Saturday, January 12, 2013

What do the Orthodox officially think of the papacy?

There have been ongoing “dialogues” between the Roman Catholic Church and the Eastern Orthodox churches for a long time. Some of these are more or less official, and some are more or less realistic.

What follows is a response to a “Joint International Commission for Orthodox-Catholic Dialogue Statement”, which apparently was in the “less realistic” category.

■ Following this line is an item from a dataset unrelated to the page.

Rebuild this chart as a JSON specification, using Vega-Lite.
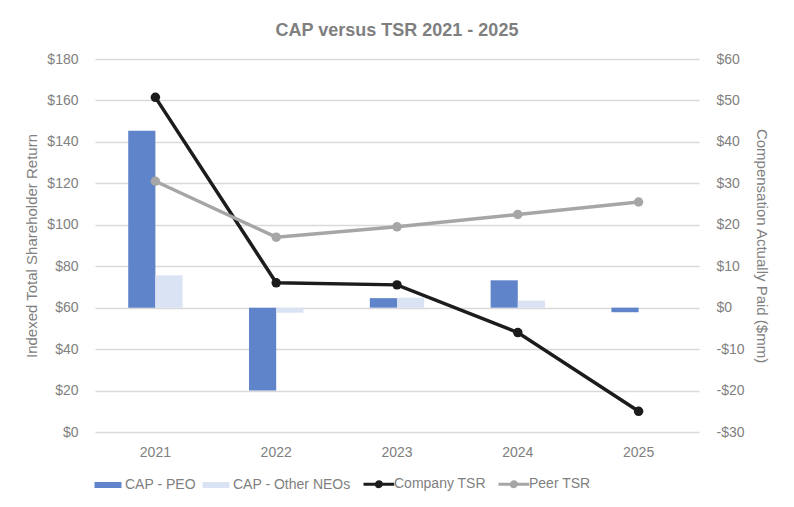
{
  "$schema": "https://vega.github.io/schema/vega-lite/v6.json",
  "width": 794,
  "height": 507,
  "autosize": {"type": "fit", "contains": "padding"},
  "padding": {"left": 24, "right": 25, "top": 22, "bottom": 14},
  "background": "white",
  "config": {
    "font": "Liberation Sans",
    "view": {"stroke": null}
  },
  "title": {
    "text": "CAP versus TSR 2021 - 2025",
    "fontSize": 18,
    "fontWeight": "bold",
    "color": "#7f7f7f",
    "font": "Liberation Sans",
    "offset": 12
  },
  "data": {
    "values": [
      {"year": "2021", "series": "CAP - PEO", "kind": "CAP", "value": 42.7},
      {"year": "2022", "series": "CAP - PEO", "kind": "CAP", "value": -20},
      {"year": "2023", "series": "CAP - PEO", "kind": "CAP", "value": 2.3},
      {"year": "2024", "series": "CAP - PEO", "kind": "CAP", "value": 6.6},
      {"year": "2025", "series": "CAP - PEO", "kind": "CAP", "value": -1.1},
      {"year": "2021", "series": "CAP - Other NEOs", "kind": "CAP", "value": 7.8},
      {"year": "2022", "series": "CAP - Other NEOs", "kind": "CAP", "value": -1.2},
      {"year": "2023", "series": "CAP - Other NEOs", "kind": "CAP", "value": 2.4},
      {"year": "2024", "series": "CAP - Other NEOs", "kind": "CAP", "value": 1.7},
      {"year": "2025", "series": "CAP - Other NEOs", "kind": "CAP", "value": 0},
      {"year": "2021", "series": "Company TSR", "kind": "TSR", "value": 161.5},
      {"year": "2022", "series": "Company TSR", "kind": "TSR", "value": 72},
      {"year": "2023", "series": "Company TSR", "kind": "TSR", "value": 71},
      {"year": "2024", "series": "Company TSR", "kind": "TSR", "value": 48},
      {"year": "2025", "series": "Company TSR", "kind": "TSR", "value": 10},
      {"year": "2021", "series": "Peer TSR", "kind": "TSR", "value": 121},
      {"year": "2022", "series": "Peer TSR", "kind": "TSR", "value": 94},
      {"year": "2023", "series": "Peer TSR", "kind": "TSR", "value": 99},
      {"year": "2024", "series": "Peer TSR", "kind": "TSR", "value": 105},
      {"year": "2025", "series": "Peer TSR", "kind": "TSR", "value": 111}
    ]
  },
  "encoding": {
    "x": {
      "field": "year",
      "type": "nominal",
      "title": null,
      "scale": {"paddingInner": 0.55, "paddingOuter": 0.275},
      "axis": {
        "labelAngle": 0,
        "domain": false,
        "ticks": false,
        "labelFontSize": 14,
        "labelColor": "#808080",
        "labelPadding": 13
      }
    },
    "color": {
      "field": "series",
      "type": "nominal",
      "title": null,
      "scale": {
        "domain": ["CAP - PEO", "CAP - Other NEOs", "Company TSR", "Peer TSR"],
        "range": ["#5f84c9", "#dae3f3", "#1c1c1c", "#a6a6a6"]
      },
      "legend": {
        "orient": "bottom",
        "direction": "horizontal",
        "labelFontSize": 14,
        "labelColor": "#808080",
        "columnPadding": 6,
        "symbolSize": 225,
        "labelOffset": 16,
        "offset": 18,
        "encode": {
          "symbols": {
            "update": {
              "shape": {"signal": "(datum.value == 'Company TSR' || datum.value == 'Peer TSR') ? 'M-1,0H3.1M0.72,0A0.33,0.33 0 1,1 1.38,0A0.33,0.33 0 1,1 0.72,0' : 'M-1,-0.4H2.6V0.4H-1Z'"},
              "fill": {"scale": "color", "field": "value"},
              "stroke": {"scale": "color", "field": "value"},
              "strokeWidth": {"signal": "(datum.value == 'Company TSR' || datum.value == 'Peer TSR') ? 3 : 0"},
              "opacity": {"value": 1}
            }
          }
        }
      }
    }
  },
  "layer": [
    {
      "transform": [{"filter": "datum.kind == 'CAP'"}],
      "mark": {"type": "bar"},
      "encoding": {
        "xOffset": {"field": "series", "type": "nominal", "sort": ["CAP - PEO", "CAP - Other NEOs"]},
        "y": {
          "field": "value",
          "type": "quantitative",
          "title": "Compensation Actually Paid ($mm)",
          "scale": {"domain": [-30, 60], "nice": false, "zero": false},
          "axis": {
            "orient": "right",
            "values": [-30, -20, -10, 0, 10, 20, 30, 40, 50, 60],
            "labelExpr": "(datum.value < 0 ? '-' : '') + '$' + abs(datum.value)",
            "grid": false,
            "domain": false,
            "ticks": false,
            "labelFontSize": 14,
            "labelColor": "#808080",
            "labelPadding": 17,
            "titleFontSize": 15,
            "titleFontWeight": "normal",
            "titleColor": "#808080",
            "titlePadding": 9
          }
        }
      }
    },
    {
      "transform": [{"filter": "datum.kind == 'TSR'"}],
      "mark": {"type": "line", "strokeWidth": 3.5, "point": {"filled": true, "size": 90, "opacity": 1}},
      "encoding": {
        "y": {
          "field": "value",
          "type": "quantitative",
          "title": "Indexed Total Shareholder Return",
          "scale": {"domain": [0, 180], "nice": false},
          "axis": {
            "orient": "left",
            "values": [0, 20, 40, 60, 80, 100, 120, 140, 160, 180],
            "labelExpr": "'$' + datum.value",
            "grid": true,
            "gridColor": "#d9d9d9",
            "gridWidth": 1.5,
            "domain": false,
            "ticks": false,
            "labelFontSize": 14,
            "labelColor": "#808080",
            "labelPadding": 17,
            "titleFontSize": 15,
            "titleFontWeight": "normal",
            "titleColor": "#808080",
            "titlePadding": 7
          }
        }
      }
    }
  ],
  "resolve": {"scale": {"y": "independent"}}
}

The “Statement” itself got some publicity for some hope of a breakthrough, but an official response from a real Russian Orthodox Patriarch (Metropolitan Hilarion of Volokolamsk) told it like it is:

For the Orthodox participants, it is clear that in the first millennium the jurisdiction of the bishop of Rome was exercised only in the West, while in the East, the territories were divided between four Patriarchs – those of Constantinople, Alexandria, Antioch and Jerusalem. The bishop of Rome did not exercise any direct jurisdiction in the East in spite of the fact that in some cases Eastern hierarchs appealed to him as arbiter in theological disputes. These appeals were not systematic and can in no way be interpreted in the sense that the bishop of Rome was seen in the East as the supreme authority in the whole Universal Church.

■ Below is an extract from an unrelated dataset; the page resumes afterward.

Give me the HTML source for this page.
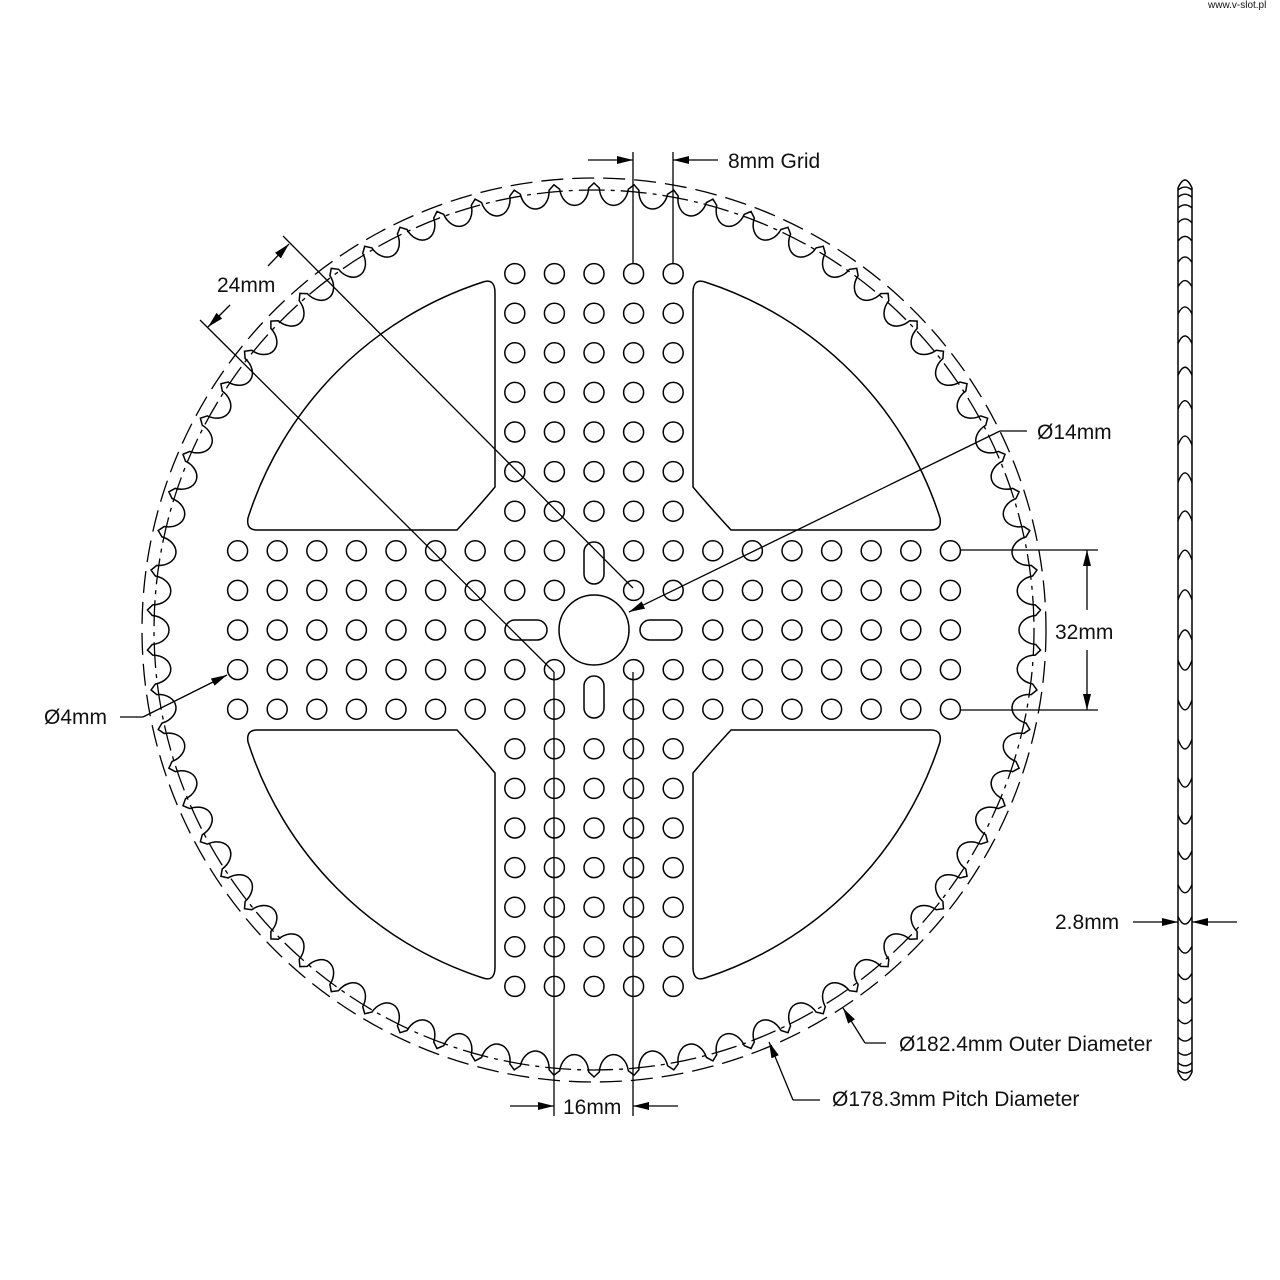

It is hoped that at the next meetings of the Commission, the Catholic side will agree with this position which is confirmed by numerous historical evidence.

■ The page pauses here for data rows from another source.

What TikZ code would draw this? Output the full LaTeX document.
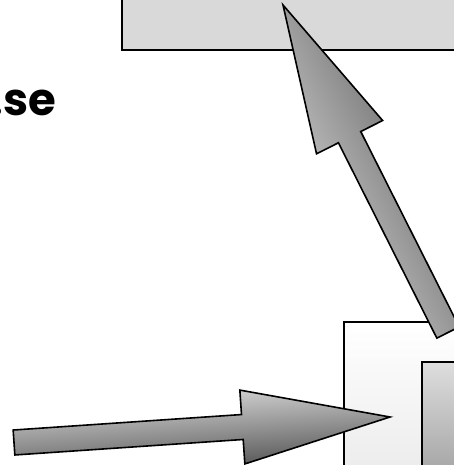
\documentclass[tikz,border=0pt]{standalone}
\usepackage{fontspec}
\newfontfamily\domainfont{Poppins}
\usetikzlibrary{calc}

% wide block arrow from #2 (tail) to #3 (tip)
\newcommand\fatarrow[3][]{%
  \coordinate (h) at ($(#3)!148pt!(#2)$);
  \draw[fat arrow,#1] ($(#2)!12.5pt!90:(#3)$) -- ($(h)!12.5pt!-90:(#2)$)
    -- ($(h)!37pt!-90:(#2)$) -- (#3) -- ($(h)!37pt!90:(#2)$)
    -- ($(h)!12.5pt!90:(#2)$) -- ($(#2)!12.5pt!-90:(#3)$) -- cycle;
}

\begin{document}
\begin{tikzpicture}[x=1pt,y=-1pt,
    box/.style={draw,line width=1.6pt,inner sep=0pt},
    fat arrow/.style={draw,line width=1.6pt,top color=black!12,bottom color=black!68}]
  \useasboundingbox (0,0) rectangle (454,465);

  \node[box,fill=black!15,minimum width=400pt,minimum height=100pt,anchor=south west] (server) at (121,51) {};
  \node[box,top color=white,bottom color=black!8,minimum width=200pt,minimum height=160pt,anchor=north west] (client) at (343,321) {};
  \node[box,top color=black!13,bottom color=black!35,minimum width=100pt,minimum height=110pt,anchor=north west] (screen) at (421,361) {};

  \node[inner sep=0pt,anchor=base east,font=\domainfont\bfseries\fontsize{45}{45}\selectfont] (domain) at (56.5,116) {.se};

  \coordinate (in tail) at (14,442.5);
  \coordinate (in tip) at (390,417);
  \coordinate (up tail) at ($(client.north west)+(105,11.5)$);
  \coordinate (up tip) at (283,5);

  \fatarrow[shading angle=4]{in tail}{in tip}
  \fatarrow[shading angle=117]{up tail}{up tip}
\end{tikzpicture}
\end{document}
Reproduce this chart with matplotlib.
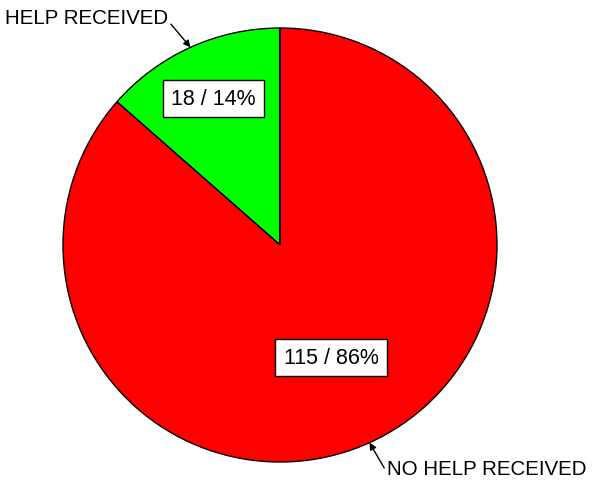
import numpy as np
import matplotlib
matplotlib.use("Agg")
from matplotlib import pyplot as plt

plt.rcParams['font.family'] = ['Liberation Sans', 'DejaVu Sans']

labels = ['HELP RECEIVED', 'NO HELP RECEIVED']
counts = [18, 115]
colors = ['#00ff00', '#ff0000']

W, H = 594, 485
cx, cy, R = 280, 485 - 246, 217

fig = plt.figure(figsize=(W / 100, H / 100), dpi=100)
ax = fig.add_axes([0, 0, 1, 1])
ax.set_xlim(0, W)
ax.set_ylim(0, H)
ax.set_aspect('equal')
ax.axis('off')

wedges, _ = ax.pie(counts, colors=colors, startangle=90, counterclock=True,
                   center=(cx, cy), radius=R,
                   wedgeprops=dict(edgecolor='black', linewidth=1.0))
ax.set_xlim(0, W)
ax.set_ylim(0, H)

total = sum(counts)
label_r = [0.74, 0.57]
text_pos = [(5, H - 18), (387, H - 470)]
for i, w in enumerate(wedges):
    mid = np.deg2rad((w.theta1 + w.theta2) / 2)
    # value box inside the slice
    lx = cx + label_r[i] * R * np.cos(mid)
    ly = cy + label_r[i] * R * np.sin(mid)
    pct = round(100 * counts[i] / total)
    ax.text(lx, ly, f"{counts[i]} / {pct}%", ha='center', va='center',
            fontsize=15.5,
            bbox=dict(boxstyle='square,pad=0.38', fc='white', ec='black', lw=1))
    # outside label with arrow to the edge
    ex = cx + R * np.cos(mid)
    ey = cy + R * np.sin(mid)
    ax.annotate(labels[i], xy=(ex, ey), xytext=text_pos[i],
                ha='left', va='center', fontsize=14.8,
                arrowprops=dict(arrowstyle='-|>', color='black', lw=1,
                                shrinkA=0, shrinkB=0, mutation_scale=10,
                                relpos=(1.0, 0.3) if i == 0 else (0.0, 0.3)))

fig.savefig('out.png', dpi=100)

The Orthodox, too, believe that the Roman Catholic side simply ignores history. Where’s that “IP” when you need it?

This statement by coheres with a statement from Archbishop Roland Minnerath that I published some time ago, to the effect that “The East never shared the Petrine theology as elaborated in the West. It never accepted that the protos in the universal church could claim to be the unique successor or vicar of Peter.”

Minnerath’s statement is from a paper written in 2003 or 2004. This statement from Hilarion is from 2010; I’m not aware of anything more recent than this.